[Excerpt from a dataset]
** begin **

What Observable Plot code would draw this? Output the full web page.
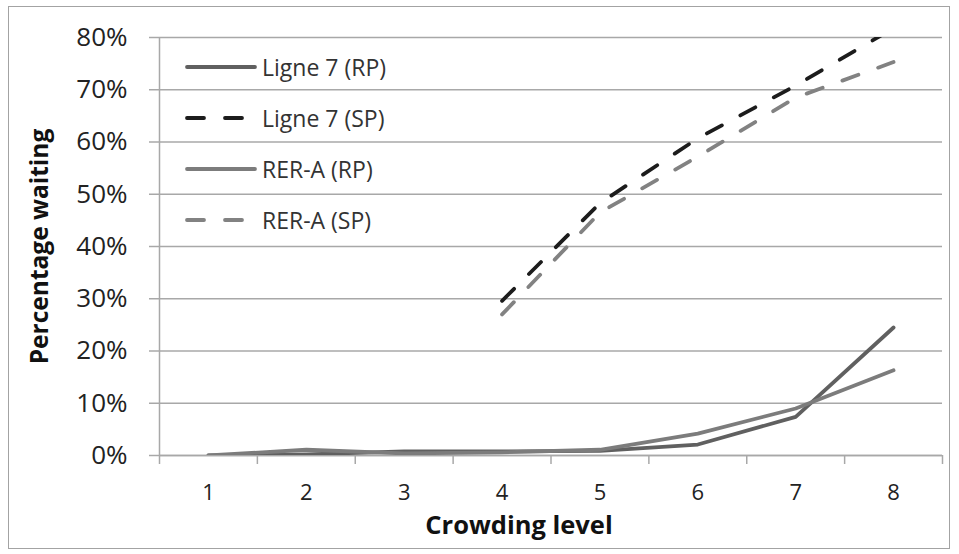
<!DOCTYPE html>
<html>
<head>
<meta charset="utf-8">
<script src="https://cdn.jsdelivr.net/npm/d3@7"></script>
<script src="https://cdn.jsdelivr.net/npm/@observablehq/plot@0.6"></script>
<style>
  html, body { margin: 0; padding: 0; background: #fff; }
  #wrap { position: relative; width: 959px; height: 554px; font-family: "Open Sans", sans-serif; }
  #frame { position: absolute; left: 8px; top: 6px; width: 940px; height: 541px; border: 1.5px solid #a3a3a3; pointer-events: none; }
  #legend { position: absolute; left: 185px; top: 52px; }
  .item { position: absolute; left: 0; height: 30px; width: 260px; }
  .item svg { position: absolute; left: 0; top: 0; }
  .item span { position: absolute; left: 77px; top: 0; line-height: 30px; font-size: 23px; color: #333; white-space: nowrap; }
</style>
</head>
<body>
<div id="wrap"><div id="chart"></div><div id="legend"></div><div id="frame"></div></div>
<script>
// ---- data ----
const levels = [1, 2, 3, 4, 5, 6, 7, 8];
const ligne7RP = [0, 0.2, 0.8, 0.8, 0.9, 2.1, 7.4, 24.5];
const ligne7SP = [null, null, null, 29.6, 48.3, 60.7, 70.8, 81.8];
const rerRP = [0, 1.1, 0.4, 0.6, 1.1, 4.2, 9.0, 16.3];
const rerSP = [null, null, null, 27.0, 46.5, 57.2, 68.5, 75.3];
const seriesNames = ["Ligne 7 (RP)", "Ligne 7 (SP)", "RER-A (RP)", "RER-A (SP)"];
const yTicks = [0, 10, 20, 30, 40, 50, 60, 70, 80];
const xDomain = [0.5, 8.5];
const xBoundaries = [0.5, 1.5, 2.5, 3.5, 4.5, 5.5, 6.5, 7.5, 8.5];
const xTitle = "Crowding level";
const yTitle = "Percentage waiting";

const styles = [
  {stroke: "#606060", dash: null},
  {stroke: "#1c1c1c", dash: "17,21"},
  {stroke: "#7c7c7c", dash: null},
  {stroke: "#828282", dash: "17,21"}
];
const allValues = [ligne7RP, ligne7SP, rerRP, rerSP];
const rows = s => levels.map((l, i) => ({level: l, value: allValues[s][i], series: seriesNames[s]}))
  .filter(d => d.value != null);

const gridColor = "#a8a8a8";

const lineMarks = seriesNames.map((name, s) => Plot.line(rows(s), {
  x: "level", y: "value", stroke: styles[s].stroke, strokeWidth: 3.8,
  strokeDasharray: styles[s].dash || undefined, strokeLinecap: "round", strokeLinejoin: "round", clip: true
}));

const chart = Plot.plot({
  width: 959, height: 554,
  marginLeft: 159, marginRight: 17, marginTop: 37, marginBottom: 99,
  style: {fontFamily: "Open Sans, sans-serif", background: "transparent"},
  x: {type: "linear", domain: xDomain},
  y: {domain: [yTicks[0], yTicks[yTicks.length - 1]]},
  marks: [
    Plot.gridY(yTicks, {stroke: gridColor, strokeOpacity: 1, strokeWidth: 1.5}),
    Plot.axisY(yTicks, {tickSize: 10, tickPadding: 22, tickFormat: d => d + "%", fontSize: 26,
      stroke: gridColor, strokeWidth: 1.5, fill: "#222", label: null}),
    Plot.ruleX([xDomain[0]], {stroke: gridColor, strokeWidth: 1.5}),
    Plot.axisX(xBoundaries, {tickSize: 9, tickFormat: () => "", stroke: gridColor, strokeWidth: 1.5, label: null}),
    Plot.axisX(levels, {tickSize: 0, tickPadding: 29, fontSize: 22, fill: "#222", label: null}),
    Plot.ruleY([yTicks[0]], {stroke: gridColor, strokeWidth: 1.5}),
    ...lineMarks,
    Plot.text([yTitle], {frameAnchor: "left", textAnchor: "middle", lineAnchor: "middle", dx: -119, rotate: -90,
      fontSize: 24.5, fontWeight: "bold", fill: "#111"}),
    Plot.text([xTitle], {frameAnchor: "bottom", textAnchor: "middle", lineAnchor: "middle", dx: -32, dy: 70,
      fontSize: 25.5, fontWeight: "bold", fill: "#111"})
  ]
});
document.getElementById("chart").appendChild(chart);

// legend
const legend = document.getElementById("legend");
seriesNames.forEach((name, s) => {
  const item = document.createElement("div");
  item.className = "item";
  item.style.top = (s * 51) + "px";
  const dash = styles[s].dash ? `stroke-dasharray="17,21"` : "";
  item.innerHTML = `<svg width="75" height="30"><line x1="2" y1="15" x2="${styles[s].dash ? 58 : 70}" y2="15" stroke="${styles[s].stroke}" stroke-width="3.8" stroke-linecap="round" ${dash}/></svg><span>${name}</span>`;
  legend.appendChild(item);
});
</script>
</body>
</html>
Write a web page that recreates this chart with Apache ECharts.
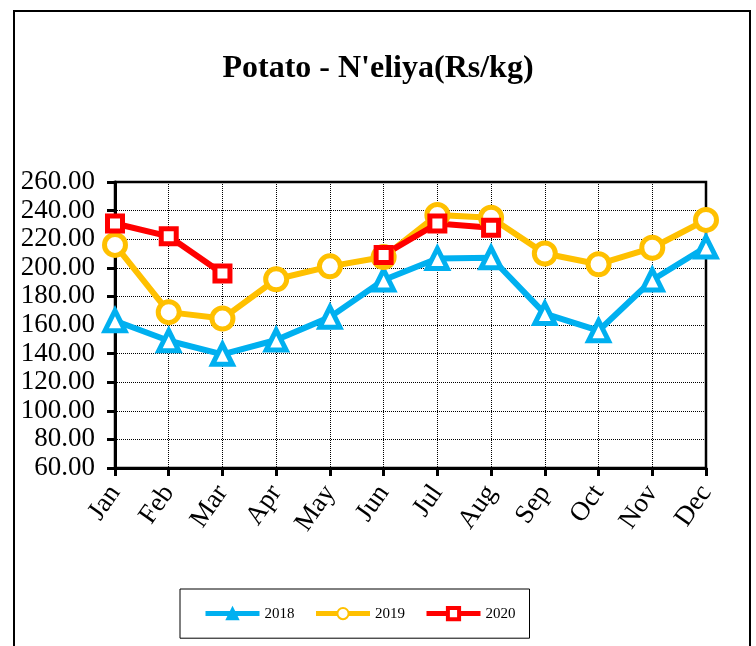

** end **

▸ **Your goal**
Take the listing above and print it exactly, apart from the pictures.

▸ **Solution**
What Observable Plot code would draw this? Output the full web page.
<!DOCTYPE html>
<html>
<head>
<meta charset="utf-8">
<script src="https://cdn.jsdelivr.net/npm/d3@7"></script>
<script src="https://cdn.jsdelivr.net/npm/@observablehq/plot@0.6"></script>
<style>
  html, body { margin: 0; padding: 0; background: #fff; }
  #wrap { position: relative; width: 959px; height: 554px; font-family: "Open Sans", sans-serif; }
  #frame { position: absolute; left: 8px; top: 6px; width: 940px; height: 541px; border: 1.5px solid #a3a3a3; pointer-events: none; }
  #legend { position: absolute; left: 185px; top: 52px; }
  .item { position: absolute; left: 0; height: 30px; width: 260px; }
  .item svg { position: absolute; left: 0; top: 0; }
  .item span { position: absolute; left: 77px; top: 0; line-height: 30px; font-size: 23px; color: #333; white-space: nowrap; }
</style>
</head>
<body>
<div id="wrap"><div id="chart"></div><div id="legend"></div><div id="frame"></div></div>
<script>
// ---- data ----
const levels = [1, 2, 3, 4, 5, 6, 7, 8];
const ligne7RP = [0, 0.2, 0.8, 0.8, 0.9, 2.1, 7.4, 24.5];
const ligne7SP = [null, null, null, 29.6, 48.3, 60.7, 70.8, 81.8];
const rerRP = [0, 1.1, 0.4, 0.6, 1.1, 4.2, 9.0, 16.3];
const rerSP = [null, null, null, 27.0, 46.5, 57.2, 68.5, 75.3];
const seriesNames = ["Ligne 7 (RP)", "Ligne 7 (SP)", "RER-A (RP)", "RER-A (SP)"];
const yTicks = [0, 10, 20, 30, 40, 50, 60, 70, 80];
const xDomain = [0.5, 8.5];
const xBoundaries = [0.5, 1.5, 2.5, 3.5, 4.5, 5.5, 6.5, 7.5, 8.5];
const xTitle = "Crowding level";
const yTitle = "Percentage waiting";

const styles = [
  {stroke: "#606060", dash: null},
  {stroke: "#1c1c1c", dash: "17,21"},
  {stroke: "#7c7c7c", dash: null},
  {stroke: "#828282", dash: "17,21"}
];
const allValues = [ligne7RP, ligne7SP, rerRP, rerSP];
const rows = s => levels.map((l, i) => ({level: l, value: allValues[s][i], series: seriesNames[s]}))
  .filter(d => d.value != null);

const gridColor = "#a8a8a8";

const lineMarks = seriesNames.map((name, s) => Plot.line(rows(s), {
  x: "level", y: "value", stroke: styles[s].stroke, strokeWidth: 3.8,
  strokeDasharray: styles[s].dash || undefined, strokeLinecap: "round", strokeLinejoin: "round", clip: true
}));

const chart = Plot.plot({
  width: 959, height: 554,
  marginLeft: 159, marginRight: 17, marginTop: 37, marginBottom: 99,
  style: {fontFamily: "Open Sans, sans-serif", background: "transparent"},
  x: {type: "linear", domain: xDomain},
  y: {domain: [yTicks[0], yTicks[yTicks.length - 1]]},
  marks: [
    Plot.gridY(yTicks, {stroke: gridColor, strokeOpacity: 1, strokeWidth: 1.5}),
    Plot.axisY(yTicks, {tickSize: 10, tickPadding: 22, tickFormat: d => d + "%", fontSize: 26,
      stroke: gridColor, strokeWidth: 1.5, fill: "#222", label: null}),
    Plot.ruleX([xDomain[0]], {stroke: gridColor, strokeWidth: 1.5}),
    Plot.axisX(xBoundaries, {tickSize: 9, tickFormat: () => "", stroke: gridColor, strokeWidth: 1.5, label: null}),
    Plot.axisX(levels, {tickSize: 0, tickPadding: 29, fontSize: 22, fill: "#222", label: null}),
    Plot.ruleY([yTicks[0]], {stroke: gridColor, strokeWidth: 1.5}),
    ...lineMarks,
    Plot.text([yTitle], {frameAnchor: "left", textAnchor: "middle", lineAnchor: "middle", dx: -119, rotate: -90,
      fontSize: 24.5, fontWeight: "bold", fill: "#111"}),
    Plot.text([xTitle], {frameAnchor: "bottom", textAnchor: "middle", lineAnchor: "middle", dx: -32, dy: 70,
      fontSize: 25.5, fontWeight: "bold", fill: "#111"})
  ]
});
document.getElementById("chart").appendChild(chart);

// legend
const legend = document.getElementById("legend");
seriesNames.forEach((name, s) => {
  const item = document.createElement("div");
  item.className = "item";
  item.style.top = (s * 51) + "px";
  const dash = styles[s].dash ? `stroke-dasharray="17,21"` : "";
  item.innerHTML = `<svg width="75" height="30"><line x1="2" y1="15" x2="${styles[s].dash ? 58 : 70}" y2="15" stroke="${styles[s].stroke}" stroke-width="3.8" stroke-linecap="round" ${dash}/></svg><span>${name}</span>`;
  legend.appendChild(item);
});
</script>
</body>
</html>
Write a web page that recreates this chart with Apache ECharts.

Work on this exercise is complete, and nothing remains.